● THE EXERCISE
Each line below must be set down exactly; omit any image you find.

--- START ---

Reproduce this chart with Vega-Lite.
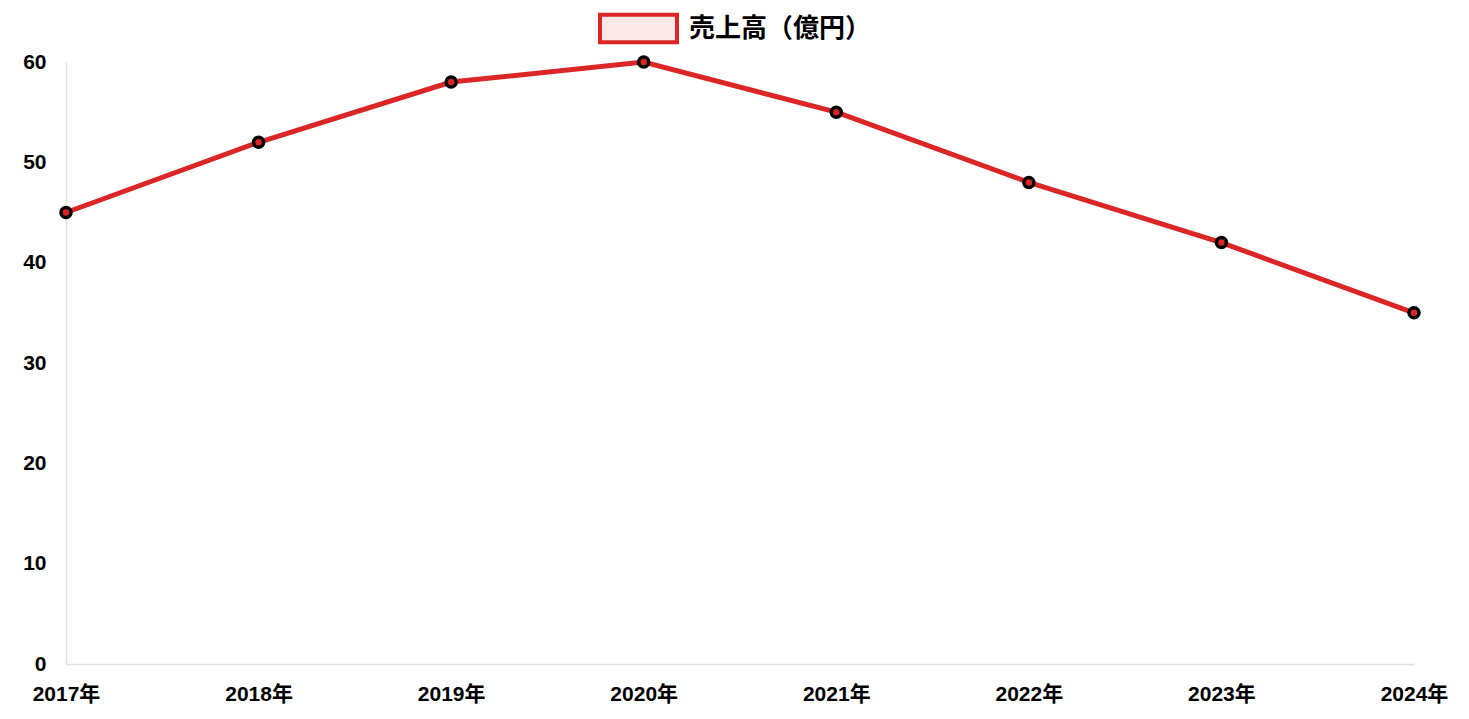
{
  "$schema": "https://vega.github.io/schema/vega-lite/v6.json",
  "description": "売上高の推移 2017-2024",
  "autosize": {"type": "none"},
  "padding": {"left": 66, "top": 62, "right": 55, "bottom": 55},
  "width": 1348,
  "height": 602,
  "background": "white",
  "config": {
    "view": {"stroke": null},
    "font": "Liberation Sans, Noto Sans CJK JP, sans-serif"
  },
  "data": {
    "values": [
      {"year": "2017年", "series": "売上高（億円）", "sales": 45},
      {"year": "2018年", "series": "売上高（億円）", "sales": 52},
      {"year": "2019年", "series": "売上高（億円）", "sales": 58},
      {"year": "2020年", "series": "売上高（億円）", "sales": 60},
      {"year": "2021年", "series": "売上高（億円）", "sales": 55},
      {"year": "2022年", "series": "売上高（億円）", "sales": 48},
      {"year": "2023年", "series": "売上高（億円）", "sales": 42},
      {"year": "2024年", "series": "売上高（億円）", "sales": 35}
    ]
  },
  "encoding": {
    "x": {
      "field": "year",
      "type": "ordinal",
      "sort": null,
      "scale": {"type": "point", "padding": 0},
      "axis": {
        "title": null,
        "labelAngle": 0,
        "ticks": false,
        "grid": false,
        "domainColor": "#e0e0e0",
        "domainWidth": 1.5,
        "labelFont": "Liberation Sans, Noto Sans CJK JP, sans-serif",
        "labelFontSize": 21,
        "labelFontWeight": "bold",
        "labelColor": "#000000",
        "labelPadding": 19,
        "labelOverlap": false
      }
    },
    "y": {
      "field": "sales",
      "type": "quantitative",
      "scale": {"domain": [0, 60], "nice": false},
      "axis": {
        "title": null,
        "values": [0, 10, 20, 30, 40, 50, 60],
        "ticks": false,
        "grid": false,
        "domainColor": "#e0e0e0",
        "domainWidth": 1.5,
        "labelFont": "Liberation Sans, Noto Sans CJK JP, sans-serif",
        "labelFontSize": 21,
        "labelFontWeight": "bold",
        "labelColor": "#000000",
        "labelPadding": 20
      }
    }
  },
  "layer": [
    {
      "mark": {"type": "line", "strokeWidth": 5},
      "encoding": {
        "color": {
          "field": "series",
          "type": "nominal",
          "scale": {"range": ["#dc2626"]},
          "legend": {
            "title": null,
            "orient": "none",
            "legendX": 532,
            "legendY": -74,
            "direction": "horizontal",
            "symbolType": "M-1,-0.36H1V0.36H-1Z",
            "symbolSize": 5929,
            "symbolStrokeWidth": 4,
            "symbolFillColor": "#fbe9e9",
            "labelFont": "Liberation Sans, Noto Sans CJK JP, sans-serif",
            "labelFontSize": 26,
            "labelFontWeight": "bold",
            "labelColor": "#000000",
            "labelOffset": 10,
            "labelLimit": 400,
            "encode": {
              "symbols": {
                "update": {
                  "fill": {"value": "#fbe9e9"},
                  "stroke": {"value": "#dc2626"},
                  "strokeWidth": {"value": 4},
                  "opacity": {"value": 1}
                }
              }
            }
          }
        }
      }
    },
    {
      "mark": {
        "type": "point",
        "filled": true,
        "fill": "#dc2626",
        "stroke": "#000000",
        "strokeWidth": 3.5,
        "size": 100,
        "opacity": 1
      }
    }
  ]
}
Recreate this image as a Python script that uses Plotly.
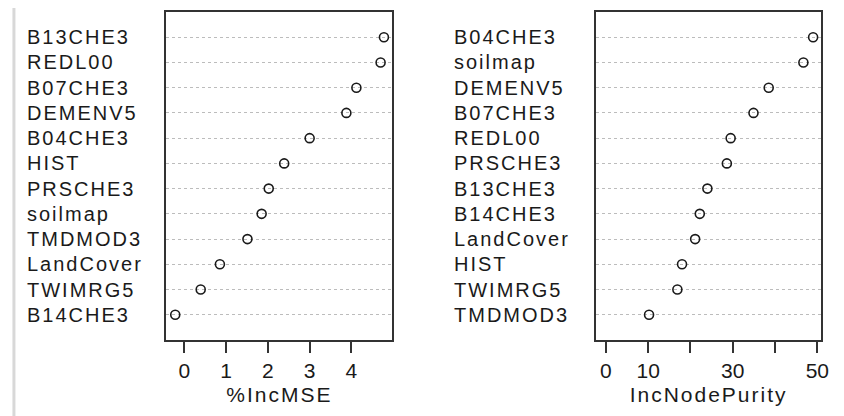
import plotly.graph_objects as go

# Left panel: %IncMSE (top to bottom)
mse_names = ["B13CHE3", "REDL00", "B07CHE3", "DEMENV5", "B04CHE3", "HIST",
             "PRSCHE3", "soilmap", "TMDMOD3", "LandCover", "TWIMRG5", "B14CHE3"]
mse_vals = [4.78, 4.70, 4.12, 3.88, 3.00, 2.39, 2.02, 1.85, 1.51, 0.85, 0.39, -0.22]

# Right panel: IncNodePurity (top to bottom)
inp_names = ["B04CHE3", "soilmap", "DEMENV5", "B07CHE3", "REDL00", "PRSCHE3",
             "B13CHE3", "B14CHE3", "LandCover", "HIST", "TWIMRG5", "TMDMOD3"]
inp_vals = [49.0, 46.7, 38.5, 34.9, 29.5, 28.6, 24.0, 22.2, 21.1, 18.0, 16.9, 10.2]

mse_ticks = [0, 1, 2, 3, 4]
inp_ticks = [0, 10, 20, 30, 40, 50]
inp_ticktext = ["0", "10", "", "30", "", "50"]

# the page body adds an 8px margin, so the figure is drawn 8px smaller
OFF = 8
W, H = 844 - OFF, 416 - OFF
FONT = "Liberation Sans, Arial, sans-serif"
INK = "#1a1a1a"


def px(x):
    return (x - OFF) / W


def py(y):
    return 1 - (y - OFF) / H


n = len(mse_names)
rows = list(range(n, 0, -1))

fig = go.Figure()
mk = dict(symbol="circle-open", size=9, color=INK, line=dict(width=1.6, color=INK))
fig.add_trace(go.Scatter(x=mse_vals, y=rows, mode="markers", xaxis="x", yaxis="y",
                         marker=mk, showlegend=False, hoverinfo="skip"))
fig.add_trace(go.Scatter(x=inp_vals, y=rows, mode="markers", xaxis="x2", yaxis="y2",
                         marker=mk, showlegend=False, hoverinfo="skip"))


def sp(t):
    return '<span style="letter-spacing:2px">' + t + '</span>'


annotations = []
for name, r in zip(mse_names, rows):
    annotations.append(dict(text=sp(name), x=px(25), xref="paper", y=r, yref="y",
                            xanchor="left", yanchor="middle", showarrow=False,
                            font=dict(family=FONT, size=20, color=INK)))
for name, r in zip(inp_names, rows):
    annotations.append(dict(text=sp(name), x=px(456), xref="paper", y=r, yref="y2",
                            xanchor="left", yanchor="middle", showarrow=False,
                            font=dict(family=FONT, size=20, color=INK)))

axis_common = dict(showline=True, mirror=True, linecolor="#333333", linewidth=1.5,
                   zeroline=False)
yaxis_common = dict(axis_common, range=[0, 13], tickvals=rows, showticklabels=False,
                    ticks="", showgrid=True, gridcolor="#bcbcbc", gridwidth=1,
                    griddash="3px,3px", domain=[py(340), py(12)])
xaxis_common = dict(axis_common, showgrid=False, ticks="outside", ticklen=11,
                    tickwidth=1.5, tickcolor="#333333", ticklabelstandoff=0,
                    tickfont=dict(family=FONT, size=21, color=INK))

fig.update_layout(
    width=W, height=H, autosize=False,
    margin=dict(l=0, r=0, t=0, b=0),
    paper_bgcolor="white", plot_bgcolor="white",
    xaxis=dict(xaxis_common, domain=[px(168), px(396)], range=[-0.43, 4.98],
               tickvals=mse_ticks, anchor="y",
               title=dict(text=sp("%IncMSE"), standoff=6,
                          font=dict(family=FONT, size=21, color=INK))),
    yaxis=dict(yaxis_common, anchor="x"),
    xaxis2=dict(xaxis_common, domain=[px(601.7), px(829)], range=[-2.34, 50.9],
                tickvals=inp_ticks, ticktext=inp_ticktext, anchor="y2",
                title=dict(text=sp("IncNodePurity"), standoff=6,
                           font=dict(family=FONT, size=21, color=INK))),
    yaxis2=dict(yaxis_common, anchor="x2"),
    annotations=annotations,
    shapes=[
        dict(type="line", xref="paper", yref="paper", x0=px(14), x1=px(14),
             y0=0, y1=1, line=dict(color="#d8d8d8", width=3)),
    ],
)

fig.write_html("out.html")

--- END ---

● FULL SOLUTION
Reproduce this chart with Vega-Lite.
{
  "$schema": "https://vega.github.io/schema/vega-lite/v6.json",
  "description": "売上高の推移 2017-2024",
  "autosize": {"type": "none"},
  "padding": {"left": 66, "top": 62, "right": 55, "bottom": 55},
  "width": 1348,
  "height": 602,
  "background": "white",
  "config": {
    "view": {"stroke": null},
    "font": "Liberation Sans, Noto Sans CJK JP, sans-serif"
  },
  "data": {
    "values": [
      {"year": "2017年", "series": "売上高（億円）", "sales": 45},
      {"year": "2018年", "series": "売上高（億円）", "sales": 52},
      {"year": "2019年", "series": "売上高（億円）", "sales": 58},
      {"year": "2020年", "series": "売上高（億円）", "sales": 60},
      {"year": "2021年", "series": "売上高（億円）", "sales": 55},
      {"year": "2022年", "series": "売上高（億円）", "sales": 48},
      {"year": "2023年", "series": "売上高（億円）", "sales": 42},
      {"year": "2024年", "series": "売上高（億円）", "sales": 35}
    ]
  },
  "encoding": {
    "x": {
      "field": "year",
      "type": "ordinal",
      "sort": null,
      "scale": {"type": "point", "padding": 0},
      "axis": {
        "title": null,
        "labelAngle": 0,
        "ticks": false,
        "grid": false,
        "domainColor": "#e0e0e0",
        "domainWidth": 1.5,
        "labelFont": "Liberation Sans, Noto Sans CJK JP, sans-serif",
        "labelFontSize": 21,
        "labelFontWeight": "bold",
        "labelColor": "#000000",
        "labelPadding": 19,
        "labelOverlap": false
      }
    },
    "y": {
      "field": "sales",
      "type": "quantitative",
      "scale": {"domain": [0, 60], "nice": false},
      "axis": {
        "title": null,
        "values": [0, 10, 20, 30, 40, 50, 60],
        "ticks": false,
        "grid": false,
        "domainColor": "#e0e0e0",
        "domainWidth": 1.5,
        "labelFont": "Liberation Sans, Noto Sans CJK JP, sans-serif",
        "labelFontSize": 21,
        "labelFontWeight": "bold",
        "labelColor": "#000000",
        "labelPadding": 20
      }
    }
  },
  "layer": [
    {
      "mark": {"type": "line", "strokeWidth": 5},
      "encoding": {
        "color": {
          "field": "series",
          "type": "nominal",
          "scale": {"range": ["#dc2626"]},
          "legend": {
            "title": null,
            "orient": "none",
            "legendX": 532,
            "legendY": -74,
            "direction": "horizontal",
            "symbolType": "M-1,-0.36H1V0.36H-1Z",
            "symbolSize": 5929,
            "symbolStrokeWidth": 4,
            "symbolFillColor": "#fbe9e9",
            "labelFont": "Liberation Sans, Noto Sans CJK JP, sans-serif",
            "labelFontSize": 26,
            "labelFontWeight": "bold",
            "labelColor": "#000000",
            "labelOffset": 10,
            "labelLimit": 400,
            "encode": {
              "symbols": {
                "update": {
                  "fill": {"value": "#fbe9e9"},
                  "stroke": {"value": "#dc2626"},
                  "strokeWidth": {"value": 4},
                  "opacity": {"value": 1}
                }
              }
            }
          }
        }
      }
    },
    {
      "mark": {
        "type": "point",
        "filled": true,
        "fill": "#dc2626",
        "stroke": "#000000",
        "strokeWidth": 3.5,
        "size": 100,
        "opacity": 1
      }
    }
  ]
}
Recreate this image as a Python script that uses Plotly.
import plotly.graph_objects as go

# Left panel: %IncMSE (top to bottom)
mse_names = ["B13CHE3", "REDL00", "B07CHE3", "DEMENV5", "B04CHE3", "HIST",
             "PRSCHE3", "soilmap", "TMDMOD3", "LandCover", "TWIMRG5", "B14CHE3"]
mse_vals = [4.78, 4.70, 4.12, 3.88, 3.00, 2.39, 2.02, 1.85, 1.51, 0.85, 0.39, -0.22]

# Right panel: IncNodePurity (top to bottom)
inp_names = ["B04CHE3", "soilmap", "DEMENV5", "B07CHE3", "REDL00", "PRSCHE3",
             "B13CHE3", "B14CHE3", "LandCover", "HIST", "TWIMRG5", "TMDMOD3"]
inp_vals = [49.0, 46.7, 38.5, 34.9, 29.5, 28.6, 24.0, 22.2, 21.1, 18.0, 16.9, 10.2]

mse_ticks = [0, 1, 2, 3, 4]
inp_ticks = [0, 10, 20, 30, 40, 50]
inp_ticktext = ["0", "10", "", "30", "", "50"]

# the page body adds an 8px margin, so the figure is drawn 8px smaller
OFF = 8
W, H = 844 - OFF, 416 - OFF
FONT = "Liberation Sans, Arial, sans-serif"
INK = "#1a1a1a"


def px(x):
    return (x - OFF) / W


def py(y):
    return 1 - (y - OFF) / H


n = len(mse_names)
rows = list(range(n, 0, -1))

fig = go.Figure()
mk = dict(symbol="circle-open", size=9, color=INK, line=dict(width=1.6, color=INK))
fig.add_trace(go.Scatter(x=mse_vals, y=rows, mode="markers", xaxis="x", yaxis="y",
                         marker=mk, showlegend=False, hoverinfo="skip"))
fig.add_trace(go.Scatter(x=inp_vals, y=rows, mode="markers", xaxis="x2", yaxis="y2",
                         marker=mk, showlegend=False, hoverinfo="skip"))


def sp(t):
    return '<span style="letter-spacing:2px">' + t + '</span>'


annotations = []
for name, r in zip(mse_names, rows):
    annotations.append(dict(text=sp(name), x=px(25), xref="paper", y=r, yref="y",
                            xanchor="left", yanchor="middle", showarrow=False,
                            font=dict(family=FONT, size=20, color=INK)))
for name, r in zip(inp_names, rows):
    annotations.append(dict(text=sp(name), x=px(456), xref="paper", y=r, yref="y2",
                            xanchor="left", yanchor="middle", showarrow=False,
                            font=dict(family=FONT, size=20, color=INK)))

axis_common = dict(showline=True, mirror=True, linecolor="#333333", linewidth=1.5,
                   zeroline=False)
yaxis_common = dict(axis_common, range=[0, 13], tickvals=rows, showticklabels=False,
                    ticks="", showgrid=True, gridcolor="#bcbcbc", gridwidth=1,
                    griddash="3px,3px", domain=[py(340), py(12)])
xaxis_common = dict(axis_common, showgrid=False, ticks="outside", ticklen=11,
                    tickwidth=1.5, tickcolor="#333333", ticklabelstandoff=0,
                    tickfont=dict(family=FONT, size=21, color=INK))

fig.update_layout(
    width=W, height=H, autosize=False,
    margin=dict(l=0, r=0, t=0, b=0),
    paper_bgcolor="white", plot_bgcolor="white",
    xaxis=dict(xaxis_common, domain=[px(168), px(396)], range=[-0.43, 4.98],
               tickvals=mse_ticks, anchor="y",
               title=dict(text=sp("%IncMSE"), standoff=6,
                          font=dict(family=FONT, size=21, color=INK))),
    yaxis=dict(yaxis_common, anchor="x"),
    xaxis2=dict(xaxis_common, domain=[px(601.7), px(829)], range=[-2.34, 50.9],
                tickvals=inp_ticks, ticktext=inp_ticktext, anchor="y2",
                title=dict(text=sp("IncNodePurity"), standoff=6,
                           font=dict(family=FONT, size=21, color=INK))),
    yaxis2=dict(yaxis_common, anchor="x2"),
    annotations=annotations,
    shapes=[
        dict(type="line", xref="paper", yref="paper", x0=px(14), x1=px(14),
             y0=0, y1=1, line=dict(color="#d8d8d8", width=3)),
    ],
)

fig.write_html("out.html")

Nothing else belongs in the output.